Exercise directions:
Taking the data below, please print only the lines from the line holding "Write the seaborn" to the line holding "from matplotlib.ticker import MultipleLocator", inclusive, with pictures omitted.

Material supplied:

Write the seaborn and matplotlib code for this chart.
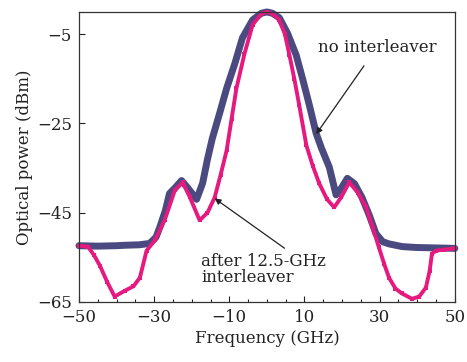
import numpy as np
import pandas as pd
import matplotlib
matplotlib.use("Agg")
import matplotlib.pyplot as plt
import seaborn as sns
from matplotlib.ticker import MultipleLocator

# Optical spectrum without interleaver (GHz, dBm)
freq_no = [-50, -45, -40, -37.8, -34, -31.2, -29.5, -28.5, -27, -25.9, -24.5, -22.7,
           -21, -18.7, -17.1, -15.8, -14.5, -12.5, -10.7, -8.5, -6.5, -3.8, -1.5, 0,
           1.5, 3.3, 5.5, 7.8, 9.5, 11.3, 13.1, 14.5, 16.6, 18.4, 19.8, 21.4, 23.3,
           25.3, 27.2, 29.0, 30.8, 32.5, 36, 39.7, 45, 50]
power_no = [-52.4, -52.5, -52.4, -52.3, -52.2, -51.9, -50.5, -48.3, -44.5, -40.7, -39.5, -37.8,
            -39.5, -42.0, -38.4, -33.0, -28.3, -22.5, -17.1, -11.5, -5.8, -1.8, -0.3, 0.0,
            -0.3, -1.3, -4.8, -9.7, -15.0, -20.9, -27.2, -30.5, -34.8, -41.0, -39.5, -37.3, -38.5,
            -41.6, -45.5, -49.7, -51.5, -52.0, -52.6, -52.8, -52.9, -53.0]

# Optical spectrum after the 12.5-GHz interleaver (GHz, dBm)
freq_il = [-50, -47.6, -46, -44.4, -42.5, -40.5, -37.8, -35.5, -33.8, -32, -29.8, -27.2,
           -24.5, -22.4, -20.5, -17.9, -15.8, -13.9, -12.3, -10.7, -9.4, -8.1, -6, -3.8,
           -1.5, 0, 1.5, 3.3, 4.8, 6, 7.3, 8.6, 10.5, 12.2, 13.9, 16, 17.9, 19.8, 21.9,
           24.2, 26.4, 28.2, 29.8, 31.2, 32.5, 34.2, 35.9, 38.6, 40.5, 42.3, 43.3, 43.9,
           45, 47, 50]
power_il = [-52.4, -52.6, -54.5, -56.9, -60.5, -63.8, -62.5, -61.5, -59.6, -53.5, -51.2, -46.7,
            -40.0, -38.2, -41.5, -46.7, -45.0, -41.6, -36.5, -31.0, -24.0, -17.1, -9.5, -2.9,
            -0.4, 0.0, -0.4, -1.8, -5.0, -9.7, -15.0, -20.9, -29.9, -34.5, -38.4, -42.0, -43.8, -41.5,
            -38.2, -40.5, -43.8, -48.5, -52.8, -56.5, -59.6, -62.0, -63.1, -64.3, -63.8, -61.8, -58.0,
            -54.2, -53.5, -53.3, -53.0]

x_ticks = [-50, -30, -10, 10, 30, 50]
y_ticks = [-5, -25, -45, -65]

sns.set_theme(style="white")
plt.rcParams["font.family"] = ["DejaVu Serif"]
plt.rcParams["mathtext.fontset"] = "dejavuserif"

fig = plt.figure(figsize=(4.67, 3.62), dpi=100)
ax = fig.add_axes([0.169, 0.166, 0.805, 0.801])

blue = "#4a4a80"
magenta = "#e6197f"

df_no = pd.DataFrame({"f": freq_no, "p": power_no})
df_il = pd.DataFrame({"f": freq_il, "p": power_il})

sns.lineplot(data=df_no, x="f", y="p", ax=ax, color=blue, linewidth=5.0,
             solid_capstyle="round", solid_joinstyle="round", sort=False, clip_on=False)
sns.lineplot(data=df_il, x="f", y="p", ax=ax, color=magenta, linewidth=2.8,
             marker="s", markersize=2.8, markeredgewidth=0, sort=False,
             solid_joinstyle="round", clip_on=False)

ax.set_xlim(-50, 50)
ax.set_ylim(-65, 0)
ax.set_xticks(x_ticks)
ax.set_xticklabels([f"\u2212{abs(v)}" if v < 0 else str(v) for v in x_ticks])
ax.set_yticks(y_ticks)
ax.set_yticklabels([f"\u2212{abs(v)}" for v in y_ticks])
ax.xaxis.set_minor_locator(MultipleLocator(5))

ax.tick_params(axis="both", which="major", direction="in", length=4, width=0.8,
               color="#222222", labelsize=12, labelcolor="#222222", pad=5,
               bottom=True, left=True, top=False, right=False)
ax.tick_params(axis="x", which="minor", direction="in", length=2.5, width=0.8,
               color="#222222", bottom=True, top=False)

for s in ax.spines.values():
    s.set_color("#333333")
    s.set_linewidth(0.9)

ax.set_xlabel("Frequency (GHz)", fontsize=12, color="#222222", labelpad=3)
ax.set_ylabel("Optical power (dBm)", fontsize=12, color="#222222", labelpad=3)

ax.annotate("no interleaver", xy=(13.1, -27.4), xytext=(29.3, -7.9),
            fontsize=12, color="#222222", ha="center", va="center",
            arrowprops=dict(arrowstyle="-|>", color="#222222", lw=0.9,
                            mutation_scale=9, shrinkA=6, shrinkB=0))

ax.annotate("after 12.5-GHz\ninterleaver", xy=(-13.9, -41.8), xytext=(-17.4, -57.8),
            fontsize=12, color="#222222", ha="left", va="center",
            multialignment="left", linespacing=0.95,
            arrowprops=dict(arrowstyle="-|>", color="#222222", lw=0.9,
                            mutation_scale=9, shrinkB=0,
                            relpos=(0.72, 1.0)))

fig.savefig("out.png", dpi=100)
---
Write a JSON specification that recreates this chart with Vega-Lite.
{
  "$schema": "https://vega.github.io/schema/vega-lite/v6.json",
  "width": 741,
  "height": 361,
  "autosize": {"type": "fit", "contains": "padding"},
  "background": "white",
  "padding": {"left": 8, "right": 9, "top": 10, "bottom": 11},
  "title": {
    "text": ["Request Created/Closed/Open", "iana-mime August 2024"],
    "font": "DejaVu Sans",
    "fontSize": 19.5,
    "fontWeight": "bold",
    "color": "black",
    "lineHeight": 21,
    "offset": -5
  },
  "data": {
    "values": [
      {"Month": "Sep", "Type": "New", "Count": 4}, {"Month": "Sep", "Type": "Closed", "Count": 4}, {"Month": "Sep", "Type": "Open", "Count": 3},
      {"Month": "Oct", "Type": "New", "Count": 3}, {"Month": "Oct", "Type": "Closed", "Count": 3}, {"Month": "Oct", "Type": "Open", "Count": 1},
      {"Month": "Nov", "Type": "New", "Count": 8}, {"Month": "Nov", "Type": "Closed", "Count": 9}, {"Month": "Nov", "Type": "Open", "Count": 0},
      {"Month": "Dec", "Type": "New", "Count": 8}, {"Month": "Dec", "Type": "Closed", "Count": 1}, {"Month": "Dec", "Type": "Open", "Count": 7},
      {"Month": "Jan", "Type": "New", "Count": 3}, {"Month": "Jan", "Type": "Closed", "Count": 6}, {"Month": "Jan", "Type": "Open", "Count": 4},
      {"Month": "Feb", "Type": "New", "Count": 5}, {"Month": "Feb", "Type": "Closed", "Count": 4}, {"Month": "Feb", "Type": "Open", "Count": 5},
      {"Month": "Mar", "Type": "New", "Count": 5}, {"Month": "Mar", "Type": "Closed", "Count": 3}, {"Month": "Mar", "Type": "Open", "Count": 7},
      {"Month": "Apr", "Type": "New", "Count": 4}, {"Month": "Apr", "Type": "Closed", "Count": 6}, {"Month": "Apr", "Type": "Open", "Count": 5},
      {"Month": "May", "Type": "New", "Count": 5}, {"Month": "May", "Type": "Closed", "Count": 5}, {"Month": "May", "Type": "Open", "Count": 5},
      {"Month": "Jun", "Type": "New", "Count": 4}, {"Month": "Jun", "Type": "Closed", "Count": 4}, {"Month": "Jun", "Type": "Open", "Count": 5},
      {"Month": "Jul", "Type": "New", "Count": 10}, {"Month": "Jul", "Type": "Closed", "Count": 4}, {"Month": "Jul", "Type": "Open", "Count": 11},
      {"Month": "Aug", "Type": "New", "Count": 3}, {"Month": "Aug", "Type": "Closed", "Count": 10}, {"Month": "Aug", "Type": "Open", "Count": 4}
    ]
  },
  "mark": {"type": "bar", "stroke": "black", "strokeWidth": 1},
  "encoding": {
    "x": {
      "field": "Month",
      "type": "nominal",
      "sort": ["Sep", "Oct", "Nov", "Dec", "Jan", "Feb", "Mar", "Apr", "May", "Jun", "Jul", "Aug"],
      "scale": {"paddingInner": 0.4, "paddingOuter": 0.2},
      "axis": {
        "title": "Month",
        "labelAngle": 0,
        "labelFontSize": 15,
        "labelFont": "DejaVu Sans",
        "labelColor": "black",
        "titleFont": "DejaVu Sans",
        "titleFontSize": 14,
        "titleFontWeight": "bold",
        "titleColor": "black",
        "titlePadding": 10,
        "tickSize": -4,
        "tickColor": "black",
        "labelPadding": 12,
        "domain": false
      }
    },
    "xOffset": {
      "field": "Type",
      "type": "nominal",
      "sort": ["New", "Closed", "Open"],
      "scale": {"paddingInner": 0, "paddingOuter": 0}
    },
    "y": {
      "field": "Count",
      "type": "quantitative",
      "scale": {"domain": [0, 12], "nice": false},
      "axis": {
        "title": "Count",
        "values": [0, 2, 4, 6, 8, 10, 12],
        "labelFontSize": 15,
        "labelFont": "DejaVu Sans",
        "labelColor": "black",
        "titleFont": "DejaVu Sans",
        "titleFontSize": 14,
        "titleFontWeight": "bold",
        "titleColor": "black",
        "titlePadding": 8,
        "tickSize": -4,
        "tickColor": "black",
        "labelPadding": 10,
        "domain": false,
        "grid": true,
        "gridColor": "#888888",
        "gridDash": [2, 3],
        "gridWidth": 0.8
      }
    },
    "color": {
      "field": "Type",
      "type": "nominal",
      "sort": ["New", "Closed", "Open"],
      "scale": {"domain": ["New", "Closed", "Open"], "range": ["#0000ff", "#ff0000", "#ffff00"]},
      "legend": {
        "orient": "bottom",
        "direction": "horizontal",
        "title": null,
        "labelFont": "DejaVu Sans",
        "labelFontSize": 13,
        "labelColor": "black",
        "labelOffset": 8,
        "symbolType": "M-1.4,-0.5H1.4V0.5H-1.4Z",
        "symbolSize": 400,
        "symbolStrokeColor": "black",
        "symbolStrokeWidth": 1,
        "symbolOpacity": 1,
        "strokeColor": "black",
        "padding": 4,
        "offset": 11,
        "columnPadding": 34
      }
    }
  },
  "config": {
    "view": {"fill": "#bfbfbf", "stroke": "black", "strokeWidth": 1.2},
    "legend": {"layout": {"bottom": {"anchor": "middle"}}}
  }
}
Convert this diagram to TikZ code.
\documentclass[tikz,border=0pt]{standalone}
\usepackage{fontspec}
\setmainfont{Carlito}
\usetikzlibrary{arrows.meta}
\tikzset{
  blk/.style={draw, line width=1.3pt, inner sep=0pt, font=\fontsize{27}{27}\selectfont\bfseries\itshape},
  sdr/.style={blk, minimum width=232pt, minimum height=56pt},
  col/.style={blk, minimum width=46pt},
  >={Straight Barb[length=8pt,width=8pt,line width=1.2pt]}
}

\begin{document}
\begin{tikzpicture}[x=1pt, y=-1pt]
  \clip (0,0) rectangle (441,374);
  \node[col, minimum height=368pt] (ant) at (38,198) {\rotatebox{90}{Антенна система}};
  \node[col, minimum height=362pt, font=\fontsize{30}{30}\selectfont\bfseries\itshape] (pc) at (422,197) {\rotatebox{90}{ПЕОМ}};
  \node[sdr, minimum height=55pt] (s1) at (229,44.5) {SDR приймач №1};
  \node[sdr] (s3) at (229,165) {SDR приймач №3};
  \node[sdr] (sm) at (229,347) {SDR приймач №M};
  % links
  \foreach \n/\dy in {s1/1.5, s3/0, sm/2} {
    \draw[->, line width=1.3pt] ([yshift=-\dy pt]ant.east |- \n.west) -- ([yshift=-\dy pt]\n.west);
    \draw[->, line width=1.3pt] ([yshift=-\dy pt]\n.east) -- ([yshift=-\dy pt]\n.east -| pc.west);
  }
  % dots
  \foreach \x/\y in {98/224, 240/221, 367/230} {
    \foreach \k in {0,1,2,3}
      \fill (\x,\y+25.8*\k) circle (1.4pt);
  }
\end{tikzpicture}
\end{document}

Complete response:
Write the seaborn and matplotlib code for this chart.
import numpy as np
import pandas as pd
import matplotlib
matplotlib.use("Agg")
import matplotlib.pyplot as plt
import seaborn as sns
from matplotlib.ticker import MultipleLocator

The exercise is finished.